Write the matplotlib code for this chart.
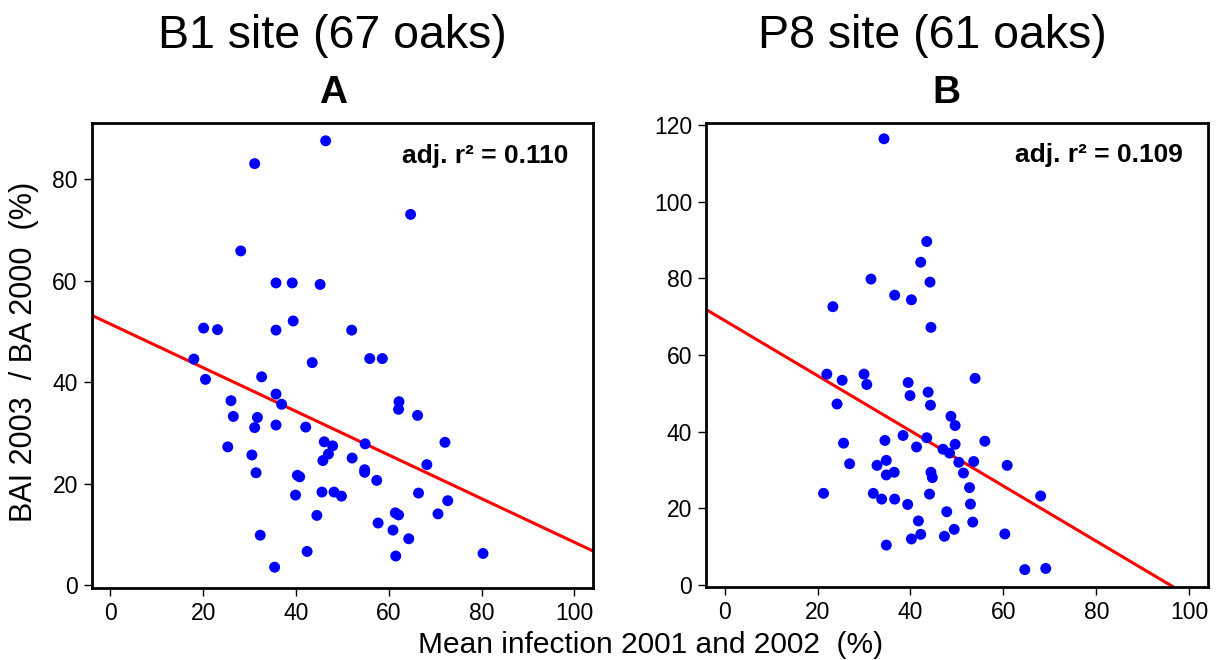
import matplotlib
matplotlib.use("Agg")
import matplotlib.pyplot as plt

plt.rcParams['font.family'] = ['Liberation Sans', 'DejaVu Sans']

# B1 site: mean infection (%) and BAI 2003 / BA 2000 (%)
b1_infection = [46.4, 31.1, 64.7, 28.1, 35.7, 39.2, 45.2, 20.1, 23.1, 35.7, 39.4, 52.0,
                18.0, 43.5, 55.9, 58.6, 20.5, 32.6, 35.7, 36.9, 26.0, 26.5, 31.7, 31.1,
                35.7, 42.1, 62.2, 62.1, 66.2, 25.3, 30.5, 31.4, 46.1, 47.9, 47.0, 45.8,
                52.1, 54.9, 54.8, 54.8, 57.4, 72.1, 68.2, 40.3, 40.8, 39.9, 45.6, 48.2,
                49.8, 44.5, 66.4, 72.7, 70.6, 61.4, 62.1, 57.7, 60.9, 64.3, 32.3, 42.4,
                61.5, 80.3, 35.4]
b1_growth = [87.6, 83.1, 73.1, 65.9, 59.6, 59.6, 59.3, 50.7, 50.4, 50.3, 52.1, 50.3,
             44.6, 43.9, 44.7, 44.7, 40.6, 41.1, 37.7, 35.7, 36.4, 33.3, 33.1, 31.1,
             31.6, 31.2, 36.2, 34.7, 33.5, 27.3, 25.7, 22.2, 28.3, 27.5, 25.9, 24.6,
             25.1, 27.9, 22.8, 22.3, 20.7, 28.2, 23.8, 21.7, 21.4, 17.8, 18.4, 18.4,
             17.6, 13.8, 18.2, 16.7, 14.1, 14.3, 13.9, 12.3, 10.9, 9.2, 9.9, 6.7,
             5.8, 6.3, 3.6]

# P8 site
p8_infection = [34.3, 43.5, 42.2, 31.5, 44.2, 36.6, 40.2, 23.3, 44.4, 22.0, 30.0, 25.3,
                30.6, 39.5, 39.9, 43.8, 44.3, 53.9, 24.2, 48.7, 49.6, 38.4, 43.5, 34.5,
                25.6, 56.0, 49.6, 41.3, 47.0, 48.4, 34.8, 50.4, 53.6, 60.8, 26.9, 32.8,
                36.5, 34.8, 44.4, 44.7, 51.4, 52.7, 21.3, 32.0, 33.8, 36.6, 44.1, 68.0,
                39.4, 52.9, 47.8, 41.7, 53.4, 49.4, 42.2, 60.3, 40.2, 47.3, 34.8, 64.6,
                69.1]
p8_growth = [116.4, 89.6, 84.2, 79.8, 79.0, 75.6, 74.4, 72.6, 67.2, 55.0, 55.0, 53.4,
             52.3, 52.8, 49.4, 50.3, 46.9, 53.9, 47.2, 44.0, 41.6, 39.0, 38.4, 37.7,
             37.0, 37.5, 36.7, 36.0, 35.4, 34.4, 32.5, 32.0, 32.2, 31.2, 31.6, 31.2,
             29.4, 28.7, 29.4, 28.0, 29.2, 25.4, 23.9, 23.9, 22.4, 22.4, 23.7, 23.2,
             21.0, 21.1, 19.1, 16.7, 16.4, 14.5, 13.2, 13.3, 12.0, 12.7, 10.4, 4.0,
             4.3]

# fitted lines (intercept, slope) and adjusted r2
b1_fit = (51.5, -0.43)
p8_fit = (69.0, -0.72)
b1_r2 = "0.110"
p8_r2 = "0.109"

fig = plt.figure(figsize=(12.25, 6.6), dpi=100)
ax1 = fig.add_axes([0.0749, 0.1091, 0.4092, 0.7045])
ax2 = fig.add_axes([0.5763, 0.1111, 0.4098, 0.7030])

panels = [
    (ax1, b1_infection, b1_growth, b1_fit, b1_r2, (-0.5, 91.1), [0, 20, 40, 60, 80]),
    (ax2, p8_infection, p8_growth, p8_fit, p8_r2, (-0.45, 120.6), [0, 20, 40, 60, 80, 100, 120]),
]
for ax, x, y, fit, r2, ylim, yticks in panels:
    ax.scatter(x, y, s=62, color='#0000ff', edgecolors='none', zorder=3)
    ax.axline((0, fit[0]), slope=fit[1], color='#ff0000', lw=2.2, zorder=2)
    ax.set_xlim(-4, 104)
    ax.set_ylim(*ylim)
    ax.set_xticks([0, 20, 40, 60, 80, 100])
    ax.set_yticks(yticks)
    ax.tick_params(labelsize=16.5, length=6, width=1, direction='out', pad=4)
    for sp in ax.spines.values():
        sp.set_linewidth(2)
    ax.text(0.95, 0.93, 'adj. r² = ' + r2, transform=ax.transAxes, ha='right', va='center',
            fontsize=19, fontweight='bold')

fig.text(0.271, 0.928, 'B1 site (67 oaks)', ha='center', va='baseline', fontsize=33.5)
fig.text(0.761, 0.928, 'P8 site (61 oaks)', ha='center', va='baseline', fontsize=33.5)
fig.text(0.272, 0.844, 'A', ha='center', va='baseline', fontsize=28, fontweight='bold')
fig.text(0.773, 0.844, 'B', ha='center', va='baseline', fontsize=28, fontweight='bold')

fig.text(0.020, 0.467, 'BAI 2003  / BA 2000  (%)', rotation=90, ha='center', va='center', fontsize=22)
fig.text(0.531, 0.022, 'Mean infection 2001 and 2002  (%)', ha='center', va='center', fontsize=21.5)

fig.savefig('out.png', dpi=100)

--- GIVEN REQUEST ---
From the listing above, copy all lines holding the word "matplotlib".

--- WRITTEN ANSWER ---
Write the matplotlib code for this chart.
import matplotlib
matplotlib.use("Agg")
import matplotlib.pyplot as plt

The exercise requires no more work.